◆ Task directions
Which lines include the word "chart"? Copy each of them.

◆ Source material
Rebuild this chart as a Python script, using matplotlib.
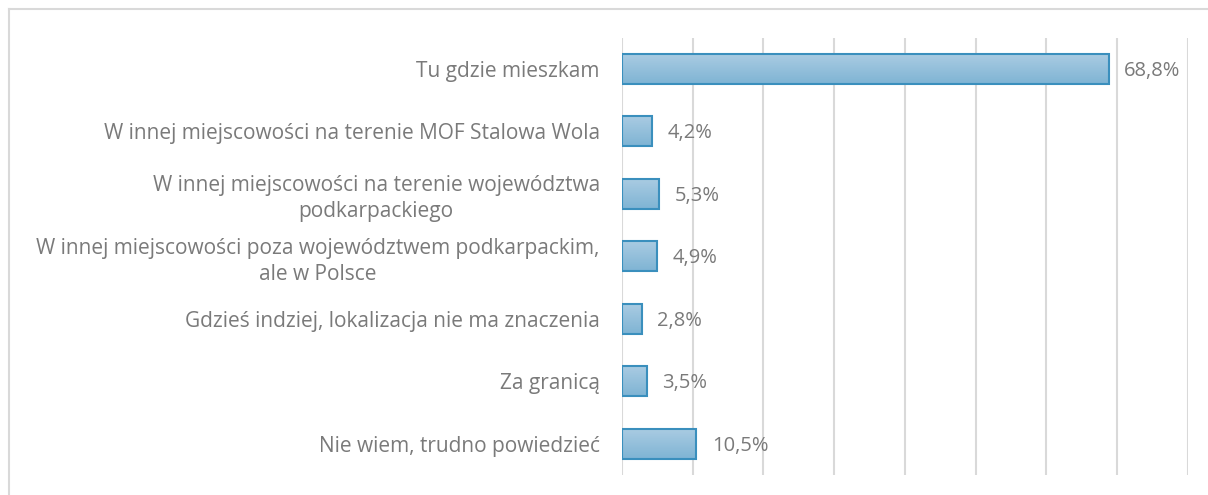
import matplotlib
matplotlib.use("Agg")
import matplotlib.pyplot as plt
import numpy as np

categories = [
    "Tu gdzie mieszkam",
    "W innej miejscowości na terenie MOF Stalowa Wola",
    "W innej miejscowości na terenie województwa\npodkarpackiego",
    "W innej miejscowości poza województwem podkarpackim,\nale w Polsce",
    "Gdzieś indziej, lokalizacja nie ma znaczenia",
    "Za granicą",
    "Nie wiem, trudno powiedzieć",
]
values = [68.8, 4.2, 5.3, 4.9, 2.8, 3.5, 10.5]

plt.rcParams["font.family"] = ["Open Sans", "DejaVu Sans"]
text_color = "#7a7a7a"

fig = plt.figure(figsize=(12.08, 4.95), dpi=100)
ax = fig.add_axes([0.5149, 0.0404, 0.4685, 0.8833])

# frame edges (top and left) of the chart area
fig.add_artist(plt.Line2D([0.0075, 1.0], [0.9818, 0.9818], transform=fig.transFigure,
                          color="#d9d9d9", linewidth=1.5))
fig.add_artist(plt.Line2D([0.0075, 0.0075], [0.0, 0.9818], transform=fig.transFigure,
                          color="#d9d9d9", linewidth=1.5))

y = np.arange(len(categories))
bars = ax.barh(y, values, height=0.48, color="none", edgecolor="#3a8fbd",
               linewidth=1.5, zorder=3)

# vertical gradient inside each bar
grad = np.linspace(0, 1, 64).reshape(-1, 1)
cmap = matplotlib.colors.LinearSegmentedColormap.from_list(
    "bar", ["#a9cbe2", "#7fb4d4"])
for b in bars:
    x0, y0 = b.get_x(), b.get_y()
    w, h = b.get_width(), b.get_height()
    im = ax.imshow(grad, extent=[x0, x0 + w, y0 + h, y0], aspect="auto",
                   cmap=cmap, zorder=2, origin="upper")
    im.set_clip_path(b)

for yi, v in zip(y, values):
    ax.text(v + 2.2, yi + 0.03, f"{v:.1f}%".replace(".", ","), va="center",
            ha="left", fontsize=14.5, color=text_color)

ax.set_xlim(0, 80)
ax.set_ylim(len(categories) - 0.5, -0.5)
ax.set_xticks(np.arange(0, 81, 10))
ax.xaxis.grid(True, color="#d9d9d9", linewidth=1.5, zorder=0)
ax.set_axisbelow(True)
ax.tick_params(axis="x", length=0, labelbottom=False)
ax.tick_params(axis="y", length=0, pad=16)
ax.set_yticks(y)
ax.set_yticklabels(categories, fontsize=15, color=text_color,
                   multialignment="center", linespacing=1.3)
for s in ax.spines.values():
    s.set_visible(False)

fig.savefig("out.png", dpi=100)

◆ Solved problem
Rebuild this chart as a Python script, using matplotlib.
# frame edges (top and left) of the chart area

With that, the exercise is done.